An Affirmation of Faith in the Celtic Tradition                  (Norman Habel)

God creates all things, renews all things, and celebrates all things.

This we believe.

Earth is a sanctuary, a sacred planet filled with God’s presence, a home for us to share with all creatures.

This we believe.

God became incarnate, a part of Earth, like Adam, a human being called Jesus Christ, who lived and breathed and spoke among us, suffered and died on a cross for all human beings and for all creation.

This we believe.

The Risen Jesus is the Christ at the center of creation, reconciling all things to God, renewing all creation, and filling the cosmos.

This we believe.

The Spirit renews life in creation, groans in empathy with a suffering creation, and waits with us for the rebirth of all creation.

This we believe.

We believe that with Christ we will rise and with Christ we will celebrate a new creation.

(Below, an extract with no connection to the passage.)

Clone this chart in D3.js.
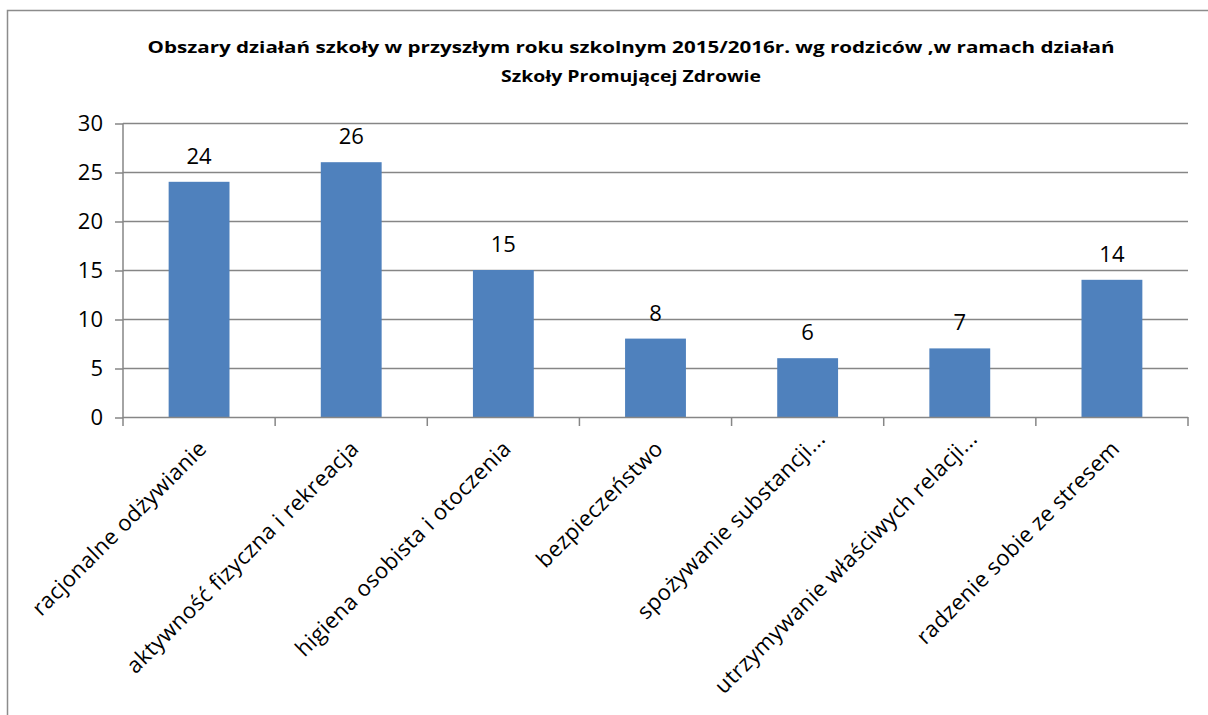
<html>
<head>
  <meta charset="utf-8">
  <script src="https://cdn.jsdelivr.net/npm/d3@7"></script>
  <style>
    body { margin: 0; background: #fff; }
    text { font-family: "Open Sans", "Liberation Sans", sans-serif; fill: #000; }
  </style>
</head>
<body>
  <script>
    // data
    var categories = ["racjonalne odżywianie", "aktywność fizyczna i rekreacja", "higiena osobista i otoczenia",
      "bezpieczeństwo", "spożywanie substancji...", "utrzymywanie właściwych relacji...", "radzenie sobie ze stresem"];
    var values = [24, 26, 15, 8, 6, 7, 14];
    var yTicks = [0, 5, 10, 15, 20, 25, 30];
    var titleLines = ["Obszary działań szkoły w przyszłym roku szkolnym 2015/2016r. wg rodziców ,w ramach działań",
      "Szkoły Promującej Zdrowie"];

    var w = 1208, h = 715;
    var svg = d3.select("body").append("svg").attr("width", w).attr("height", h);

    // outer chart border (runs off the right and bottom)
    svg.append("rect").attr("x", 7.5).attr("y", 10.5).attr("width", w + 20).attr("height", h + 20)
      .attr("fill", "none").attr("stroke", "#8c8c8c").attr("stroke-width", 1.5);

    var pLeft = 123, pRight = 1188, pTop = 123, pBottom = 417;

    var x = d3.scaleBand().domain(categories).range([pLeft, pRight]).paddingInner(0.6).paddingOuter(0.3);
    var y = d3.scaleLinear().domain([0, 30]).range([pBottom, pTop]);

    // title
    svg.append("g").selectAll("text").data(titleLines).enter().append("text")
      .attr("x", 631).attr("y", function(d, i) { return 53 + i * 29; })
      .attr("text-anchor", "middle").attr("font-weight", "bold").attr("font-size", 16.5)
      .attr("textLength", function(d, i) { return i == 0 ? 967 : 260; })
      .attr("lengthAdjust", "spacingAndGlyphs")
      .text(function(d) { return d; });

    // gridlines
    svg.append("g").selectAll("line").data(yTicks.slice(1)).enter().append("line")
      .attr("x1", pLeft).attr("x2", pRight)
      .attr("y1", function(d) { return y(d) + 0.5; }).attr("y2", function(d) { return y(d) + 0.5; })
      .attr("stroke", "#868686").attr("stroke-width", 1.5);

    // y axis
    var yAxis = svg.append("g").attr("transform", "translate(" + pLeft + ",0.5)")
      .call(d3.axisLeft(y).tickValues(yTicks).tickSize(8).tickPadding(12));
    yAxis.selectAll("line, path").attr("stroke", "#868686").attr("stroke-width", 1.5);
    yAxis.select(".domain").attr("d", "M0," + pTop + "V" + pBottom);
    yAxis.selectAll("text").attr("font-size", 22).attr("font-family", "'Open Sans', sans-serif");

    // bars
    svg.append("g").selectAll("rect").data(values).enter().append("rect")
      .attr("x", function(d, i) { return x(categories[i]); })
      .attr("y", function(d) { return y(d); })
      .attr("width", x.bandwidth())
      .attr("height", function(d) { return pBottom - y(d); })
      .attr("fill", "#4f81bd");

    // value labels
    svg.append("g").selectAll("text").data(values).enter().append("text")
      .attr("x", function(d, i) { return x(categories[i]) + x.bandwidth() / 2; })
      .attr("y", function(d) { return y(d) - 18; })
      .attr("text-anchor", "middle").attr("font-size", 22)
      .text(function(d) { return d; });

    // x axis with ticks between categories
    var step = (pRight - pLeft) / categories.length;
    var xAxis = svg.append("g");
    xAxis.append("line").attr("x1", pLeft).attr("x2", pRight).attr("y1", pBottom + 0.5).attr("y2", pBottom + 0.5)
      .attr("stroke", "#868686").attr("stroke-width", 1.5);
    xAxis.selectAll(".tk").data(d3.range(categories.length + 1)).enter().append("line")
      .attr("x1", function(i) { return pLeft + i * step; }).attr("x2", function(i) { return pLeft + i * step; })
      .attr("y1", pBottom).attr("y2", pBottom + 9)
      .attr("stroke", "#868686").attr("stroke-width", 1.5);

    // truncated labels sit a bit further along, like in the original
    xAxis.selectAll("text").data(categories).enter().append("text")
      .attr("transform", function(d) { return "translate(" + (x(d) + x.bandwidth() / 2 + 9) + "," + (pBottom + 33) + ") rotate(-45)"; })
      .attr("dx", function(d) { return d.slice(-3) == "..." ? 14 : 0; })
      .attr("text-anchor", "end").attr("font-size", 22).attr("letter-spacing", 0.4)
      .text(function(d) { return d; });
  </script>
</body>
</html>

Hymn: My Life Flows On                                                            VU #716
Prayers of the People                                                            Betty Schultze
One:  Loving God,

All:    Hear our Prayer


The Prayer of Jesus                                                                   VU #959


Our Father in heaven,

hallowed be your name,

Your Kin-dom come,

Your will be done

on earth as in heaven.

Give us today our daily bread,

forgive us our sins

as we forgive

those who sin against us.

Save us from the time of trial

and deliver us from evil

for the kin-dom, the power

and the glory are yours,

now and forever.



Invitation to the Offering
The great Swiss theologian Karl Barth once said that grace and gratitude go together like heaven and earth. The Way of Jesus Christ is the life lived in gratitude for the God who as created us and claimed us as her own. In gratitude for God’s gifts, let’s give back to God our gifts of time, talent, and treasure for God’s mission in the world. The offering will now be received.





Praise God the Source of life and birth,

Praise God the Word, who came to earth.

Praise God the Spirit, holy flame.

All Glory, honour to God’s name.

Offering Prayer
Receive these gifts O God,
use them to reform this community of faith
as you remake the world in your image.
We ask this is Jesus’ name. Amen.

Hymn: You Are Holy (Hamba nathi)                                           MV #45
Commissioning                                            (words attributed to John Wesley)
Go out into the world,
living in the light of Christ!
By the power of the Spirit
do all the good you can
by all the means you can
in all the ways you can
in all the places you can
at all the times you can
to all the people you can
as long as ever you can.

Blessing                                          (Ancient Celtic Tradition - Carmina Gadelica)
One:  God to enfold me, God to surround me,

All: God in my speaking, God in my thinking.

One: God in my sleeping, God in my waking,

All: God in my watching, God in my hoping,

One: God in my life, God in my lips,

All: God in my soul, God in my heart.

One: God in my sufficing, God in my slumber,

All: God in mine ever-living soul, God in mine eternity.                     7


1.God Reforms Us: A Service for Reformation Sunday by Rev. Ryan Slifka, reformation-sunday. © 2017 The United Church of Canada/L’Église Unie du Canada. Licensed under Creative Commons Attribution Non-commercial Share Alike Licence. To view a copy of this licence, visit Any copy must include this notice.





On October 31, 2017, we celebrated the 500th anniversary of the Reformation. The date comes from Martin Luther’s act of tacking on the door of the Wittenberg Cathedral a document containing 95 theological propositions and criticisms of the church of his day. While Luther’s act was unquestionably important, and his critique led to the formation of what we now know as the Lutheran Church, he was not the only church reformer of the 1500s. Some of those reformers remained within what would subsequently become known as the Roman Catholic Church. Others found their initiatives led to a split from the established church and the formation of a new denomination. Ulrich Zwingli, a contemporary of Martin Luther, was one such reformer. Zwingli’s reforms in the city of Zurich, where he was a parish priest, led to what is called the Reformed tradition. The Reformed tradition includes various Presbyterian, Congregationalist, and Christian Reformed denominations, as well as uniting denominations such as The United Church of Canada whose roots include these denominations. A generation later John Calvin, based in Geneva, would become a key figure in shaping the Reformed tradition further. Both Zwingli and Calvin were more radical in their reforms than Luther had been. Some of Zwingli’s emphases continue to have influence in the United Church. Zwingli stressed the importance of scripture as a primary authority for theology, and of preaching as an interpretation of scripture in the current context. He also emphasized the role of lay people in the life of the church. For example, he began the practice of having members sit around a table in the middle of the sanctuary and receive the communion elements of bread and wine from their neighbours at the table as these elements were passed around, rather than each person going to the front of the church to receive communion from the priest. The custom in many Reformed churches of receiving communion while seated in the pews has its roots in Zwingli’s practice. As we commemorate efforts at reforming the Church 500 years ago, let us remember that we are part of a tradition that has understood itself to always be in need of reform, always needing to avoid the twin perils of continuing past practices merely because they are traditions and of being captivated by the new simply because it is new.